** INPUT **

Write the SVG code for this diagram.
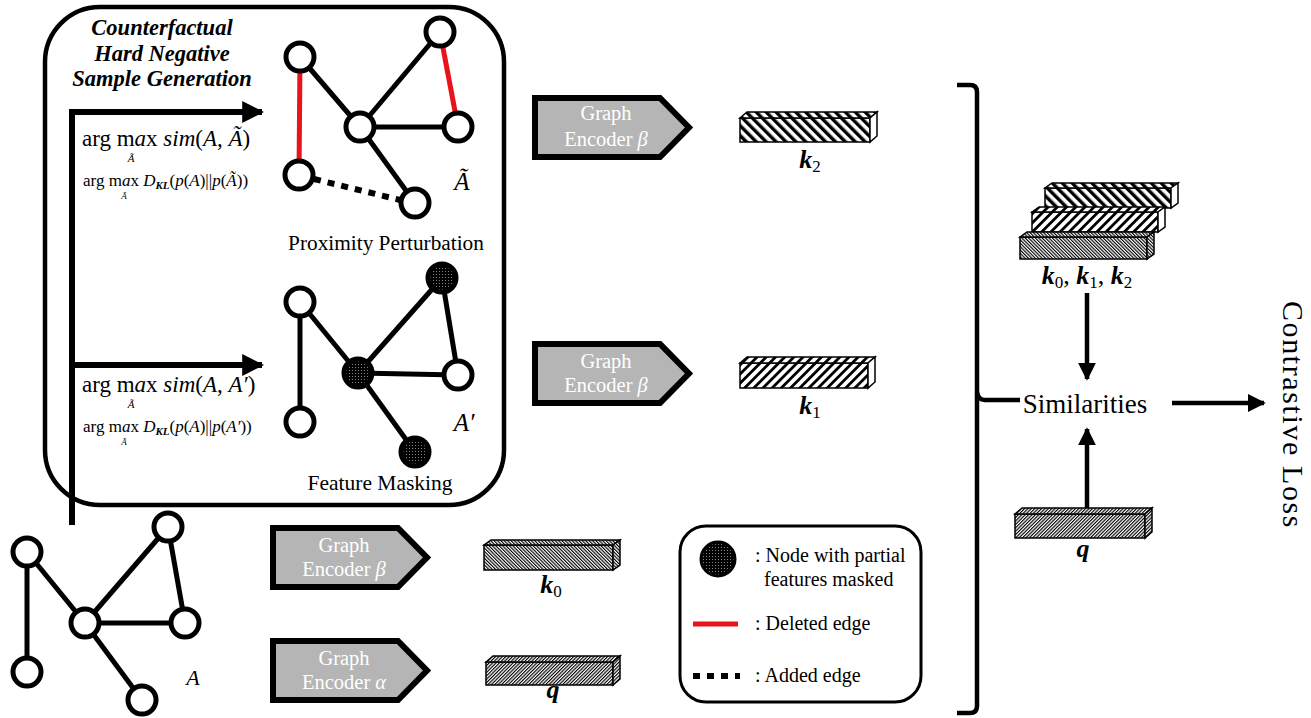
...
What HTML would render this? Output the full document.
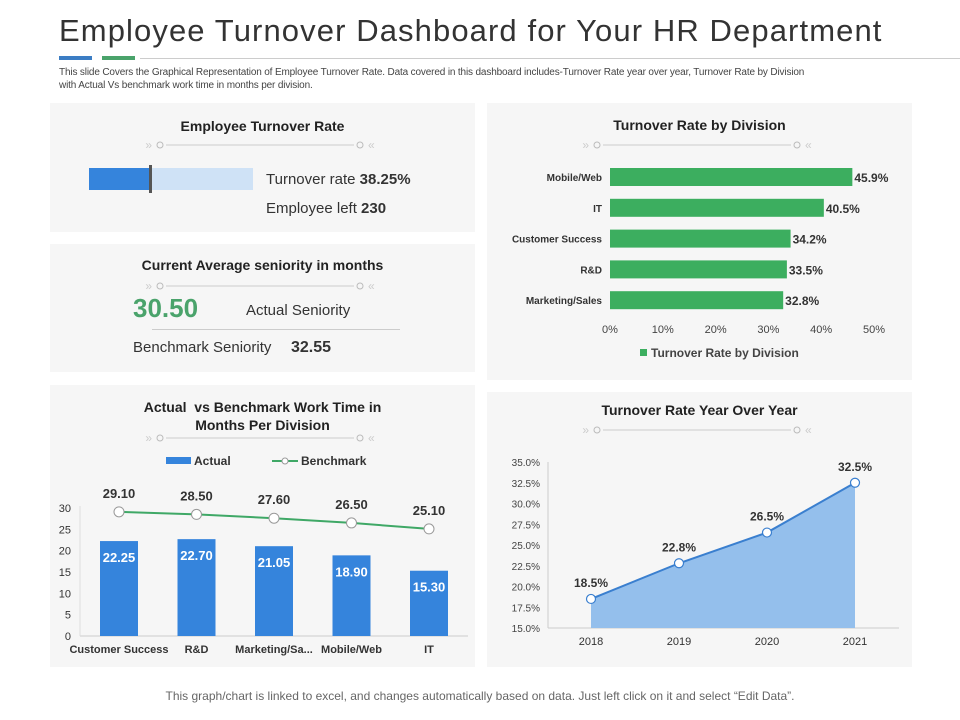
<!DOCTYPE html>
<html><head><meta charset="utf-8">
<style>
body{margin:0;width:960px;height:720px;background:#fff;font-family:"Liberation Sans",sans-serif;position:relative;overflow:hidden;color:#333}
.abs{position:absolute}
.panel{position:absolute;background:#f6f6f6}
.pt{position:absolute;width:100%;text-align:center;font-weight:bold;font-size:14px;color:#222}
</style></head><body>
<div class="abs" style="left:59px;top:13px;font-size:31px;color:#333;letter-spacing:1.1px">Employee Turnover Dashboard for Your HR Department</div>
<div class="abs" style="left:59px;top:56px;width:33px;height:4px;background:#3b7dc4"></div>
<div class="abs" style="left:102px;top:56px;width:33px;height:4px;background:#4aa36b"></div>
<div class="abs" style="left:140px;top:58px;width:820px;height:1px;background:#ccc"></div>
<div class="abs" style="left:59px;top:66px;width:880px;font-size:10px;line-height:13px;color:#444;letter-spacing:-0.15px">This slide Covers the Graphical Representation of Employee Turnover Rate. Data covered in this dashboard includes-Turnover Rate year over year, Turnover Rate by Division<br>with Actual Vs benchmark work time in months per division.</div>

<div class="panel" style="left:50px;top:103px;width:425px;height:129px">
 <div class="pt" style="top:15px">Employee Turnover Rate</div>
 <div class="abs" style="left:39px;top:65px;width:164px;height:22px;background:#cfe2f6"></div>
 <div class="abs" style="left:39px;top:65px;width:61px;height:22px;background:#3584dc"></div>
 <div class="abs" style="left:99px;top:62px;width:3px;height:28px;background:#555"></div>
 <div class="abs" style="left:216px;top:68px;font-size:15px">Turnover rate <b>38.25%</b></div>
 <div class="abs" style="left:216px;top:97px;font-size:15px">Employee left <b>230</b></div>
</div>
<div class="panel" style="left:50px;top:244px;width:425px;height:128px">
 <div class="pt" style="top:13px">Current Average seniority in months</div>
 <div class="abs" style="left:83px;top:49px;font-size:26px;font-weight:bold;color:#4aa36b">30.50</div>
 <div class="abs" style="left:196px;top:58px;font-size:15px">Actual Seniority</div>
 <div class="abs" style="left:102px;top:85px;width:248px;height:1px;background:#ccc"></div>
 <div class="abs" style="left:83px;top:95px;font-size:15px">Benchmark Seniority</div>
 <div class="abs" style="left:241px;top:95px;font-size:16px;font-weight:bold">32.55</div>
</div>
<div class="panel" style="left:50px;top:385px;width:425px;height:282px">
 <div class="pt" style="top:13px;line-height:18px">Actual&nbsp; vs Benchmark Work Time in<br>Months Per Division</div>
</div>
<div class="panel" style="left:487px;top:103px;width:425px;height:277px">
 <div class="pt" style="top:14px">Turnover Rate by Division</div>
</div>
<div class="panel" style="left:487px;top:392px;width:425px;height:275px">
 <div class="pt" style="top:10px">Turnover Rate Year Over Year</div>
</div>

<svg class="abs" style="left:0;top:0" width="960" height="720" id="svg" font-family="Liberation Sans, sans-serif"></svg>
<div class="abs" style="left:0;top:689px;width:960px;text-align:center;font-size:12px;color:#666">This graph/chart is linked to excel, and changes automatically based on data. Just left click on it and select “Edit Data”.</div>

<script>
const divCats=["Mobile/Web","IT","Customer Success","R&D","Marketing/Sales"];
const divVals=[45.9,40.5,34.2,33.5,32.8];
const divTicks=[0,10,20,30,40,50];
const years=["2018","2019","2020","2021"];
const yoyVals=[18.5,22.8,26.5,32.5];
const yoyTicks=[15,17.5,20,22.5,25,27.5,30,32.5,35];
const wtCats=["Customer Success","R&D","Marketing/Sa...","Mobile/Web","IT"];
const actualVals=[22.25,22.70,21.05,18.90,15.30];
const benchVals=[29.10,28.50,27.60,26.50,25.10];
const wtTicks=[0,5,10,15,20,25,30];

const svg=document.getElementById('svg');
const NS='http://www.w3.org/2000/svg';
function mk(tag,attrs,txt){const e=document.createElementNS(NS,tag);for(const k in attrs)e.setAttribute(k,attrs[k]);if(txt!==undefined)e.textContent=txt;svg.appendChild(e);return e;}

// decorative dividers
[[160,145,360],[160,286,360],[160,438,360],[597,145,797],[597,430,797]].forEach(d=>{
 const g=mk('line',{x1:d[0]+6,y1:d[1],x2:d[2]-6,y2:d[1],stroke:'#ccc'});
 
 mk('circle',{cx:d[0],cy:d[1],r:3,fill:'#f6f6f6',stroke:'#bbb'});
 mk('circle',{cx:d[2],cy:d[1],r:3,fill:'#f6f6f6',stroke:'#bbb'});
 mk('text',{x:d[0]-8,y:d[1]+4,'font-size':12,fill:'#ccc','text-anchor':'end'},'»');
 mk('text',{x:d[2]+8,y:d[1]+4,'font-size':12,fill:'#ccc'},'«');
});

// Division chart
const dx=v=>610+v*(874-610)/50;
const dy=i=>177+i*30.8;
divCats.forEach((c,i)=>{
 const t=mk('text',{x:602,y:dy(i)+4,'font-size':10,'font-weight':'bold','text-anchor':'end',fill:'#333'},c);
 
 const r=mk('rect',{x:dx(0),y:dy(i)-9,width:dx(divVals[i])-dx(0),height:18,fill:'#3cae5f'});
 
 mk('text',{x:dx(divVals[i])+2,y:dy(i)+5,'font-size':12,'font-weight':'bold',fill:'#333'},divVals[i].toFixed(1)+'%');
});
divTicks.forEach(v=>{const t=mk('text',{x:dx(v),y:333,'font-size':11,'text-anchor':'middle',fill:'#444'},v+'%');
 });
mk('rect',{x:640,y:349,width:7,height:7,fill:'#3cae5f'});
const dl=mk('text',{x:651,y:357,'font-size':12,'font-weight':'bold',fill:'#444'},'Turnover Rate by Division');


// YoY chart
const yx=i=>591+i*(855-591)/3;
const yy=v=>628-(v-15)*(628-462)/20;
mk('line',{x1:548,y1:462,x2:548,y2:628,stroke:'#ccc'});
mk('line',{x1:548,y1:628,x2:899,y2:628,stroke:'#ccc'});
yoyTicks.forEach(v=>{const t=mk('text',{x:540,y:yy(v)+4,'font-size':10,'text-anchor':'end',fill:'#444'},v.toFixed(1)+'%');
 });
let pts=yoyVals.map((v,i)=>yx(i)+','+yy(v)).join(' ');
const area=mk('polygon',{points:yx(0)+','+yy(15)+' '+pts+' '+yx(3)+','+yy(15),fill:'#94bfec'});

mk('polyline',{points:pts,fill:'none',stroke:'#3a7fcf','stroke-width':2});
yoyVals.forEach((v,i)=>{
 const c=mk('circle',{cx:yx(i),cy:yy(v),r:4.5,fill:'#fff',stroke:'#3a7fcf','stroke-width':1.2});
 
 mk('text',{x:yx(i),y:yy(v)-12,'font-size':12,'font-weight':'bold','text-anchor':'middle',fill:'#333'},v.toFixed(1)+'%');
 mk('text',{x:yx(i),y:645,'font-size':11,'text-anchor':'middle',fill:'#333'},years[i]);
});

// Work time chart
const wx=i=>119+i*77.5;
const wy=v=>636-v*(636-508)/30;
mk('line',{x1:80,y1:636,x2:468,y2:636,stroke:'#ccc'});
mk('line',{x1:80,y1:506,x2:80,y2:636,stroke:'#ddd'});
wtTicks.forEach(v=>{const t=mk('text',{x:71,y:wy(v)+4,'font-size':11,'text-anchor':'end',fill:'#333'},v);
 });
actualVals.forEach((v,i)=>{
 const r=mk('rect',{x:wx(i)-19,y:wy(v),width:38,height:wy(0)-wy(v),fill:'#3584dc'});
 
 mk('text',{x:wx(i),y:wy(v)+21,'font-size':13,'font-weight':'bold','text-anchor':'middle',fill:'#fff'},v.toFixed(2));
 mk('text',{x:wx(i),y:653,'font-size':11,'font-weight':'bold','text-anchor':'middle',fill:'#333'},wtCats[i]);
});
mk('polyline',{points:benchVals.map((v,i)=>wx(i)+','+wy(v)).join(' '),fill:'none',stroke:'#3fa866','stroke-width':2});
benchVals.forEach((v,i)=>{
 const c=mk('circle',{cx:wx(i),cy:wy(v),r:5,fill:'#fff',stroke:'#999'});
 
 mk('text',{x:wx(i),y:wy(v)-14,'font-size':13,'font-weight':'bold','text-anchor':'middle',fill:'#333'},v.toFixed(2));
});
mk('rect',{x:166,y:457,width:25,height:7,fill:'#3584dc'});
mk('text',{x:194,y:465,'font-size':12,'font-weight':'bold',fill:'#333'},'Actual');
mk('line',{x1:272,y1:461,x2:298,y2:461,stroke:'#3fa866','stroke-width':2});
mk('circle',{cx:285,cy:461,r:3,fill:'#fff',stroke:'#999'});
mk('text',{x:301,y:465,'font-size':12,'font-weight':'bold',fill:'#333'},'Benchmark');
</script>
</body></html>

** GIVEN PROBLEM **
The lines you need run from the one containing "What HTML would" down to the one containing "months per division.</div>"; print them exactly, both ends included, and leave out pictures.

** EXERCISE RESPONSE **
What HTML would render this? Output the full document.
<!DOCTYPE html>
<html><head><meta charset="utf-8">
<style>
body{margin:0;width:960px;height:720px;background:#fff;font-family:"Liberation Sans",sans-serif;position:relative;overflow:hidden;color:#333}
.abs{position:absolute}
.panel{position:absolute;background:#f6f6f6}
.pt{position:absolute;width:100%;text-align:center;font-weight:bold;font-size:14px;color:#222}
</style></head><body>
<div class="abs" style="left:59px;top:13px;font-size:31px;color:#333;letter-spacing:1.1px">Employee Turnover Dashboard for Your HR Department</div>
<div class="abs" style="left:59px;top:56px;width:33px;height:4px;background:#3b7dc4"></div>
<div class="abs" style="left:102px;top:56px;width:33px;height:4px;background:#4aa36b"></div>
<div class="abs" style="left:140px;top:58px;width:820px;height:1px;background:#ccc"></div>
<div class="abs" style="left:59px;top:66px;width:880px;font-size:10px;line-height:13px;color:#444;letter-spacing:-0.15px">This slide Covers the Graphical Representation of Employee Turnover Rate. Data covered in this dashboard includes-Turnover Rate year over year, Turnover Rate by Division<br>with Actual Vs benchmark work time in months per division.</div>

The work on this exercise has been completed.